Students will see first-hand the devastation caused by Storm Arwen on local woodland when they take part in a programme with Rusland Horizons.
A group of 15 Furness College students will be venturing into the Rusland Valley next term to explore and gain an understanding of the environment and how it changes with the forces of nature.
Over the next year there will be spaces for 45 students to be invited by Rusland Horizons to enjoy six days of woodland work experience including a two-night residential in the heart of the valley, in a project funded by almost £10,000 from the National Lottery Heritage Fund.

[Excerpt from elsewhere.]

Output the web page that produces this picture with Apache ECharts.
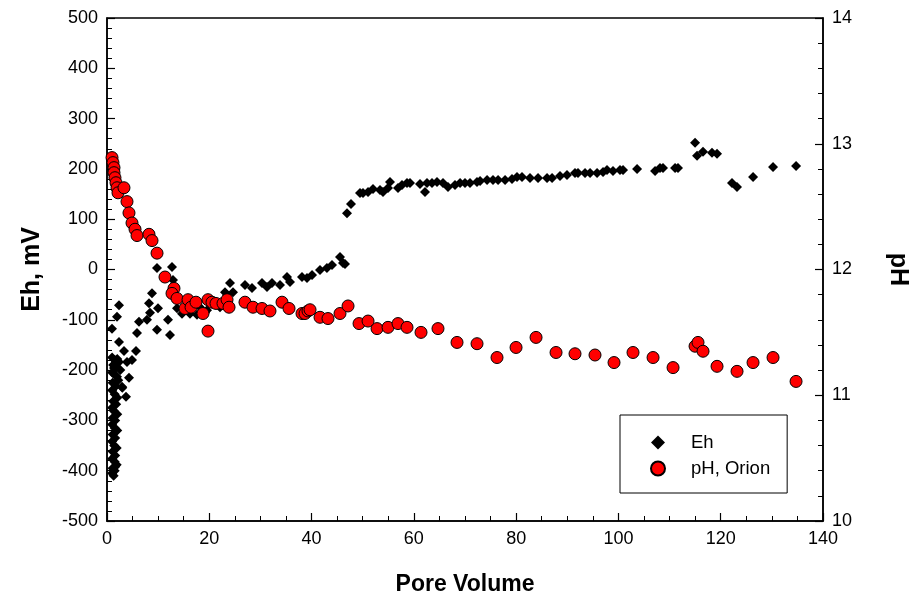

Lecturer Jenny Holden-Wilde, who teaches on the animal management course at sixth form and is also a Director of Rusland Horizons, said they will undertake tasks such woodland assessment, tracking wildlife and dry-stone walling during the programme.
“We want our students to have the chance to explore and experience, and gain an understanding of, a natural environment which few will have had the opportunity to access.
“The recent storm has shown how a woodland can change overnight and they will be able to observe what actions need to be taken, if any, to retain the unique ecosystem of this area.
“After the pressures of the last 18 months, we hope that these mindful experiences and connection to the natural world outside the classroom environment will aid the healing process and increase positivity and there is also an important fit with environmental awareness and COP 26.”
The programme follows a successful pilot last summer where six students from a range of college courses, took part in a four-day woodland experience as part of the Broadening Horizons project. This was the college’s first tangible step into its work with the world-famous Eden Project teaching students about their impact on the world and what they can do to drive positive change.
A film, produced by Barrow Film-maker Rachel Capovila and funded by UCLAN, is available to watch on the Rusland Horizons website, giving an insight into the experience of the students who took part in June 2021.
The first trip this year is on January 17th and will be followed by two further woodland experience events, open to all students across both the Channelside and Sixth Form campuses. Interested students should talk to their personal progress coach.
Furness College’s innovative new partnership with the Eden Project North, based across Morecambe Bay, includes offering traineeships – and future apprenticeships – to support young people into work.
The college, in Barrow, is partnering with Lancaster and Morecambe College and Myerscough on schemes for students to participate in crucial community-based projects enhancing their citizenship, entrepreneurial skills and their knowledge and understanding of sustainability.
The traineeships can last from six weeks up to 12 months and are available across a wide range of sectors. They provide those aged 16-24, with unpaid work experience opportunities and clear progression pathways onto apprenticeships as well as further and higher education.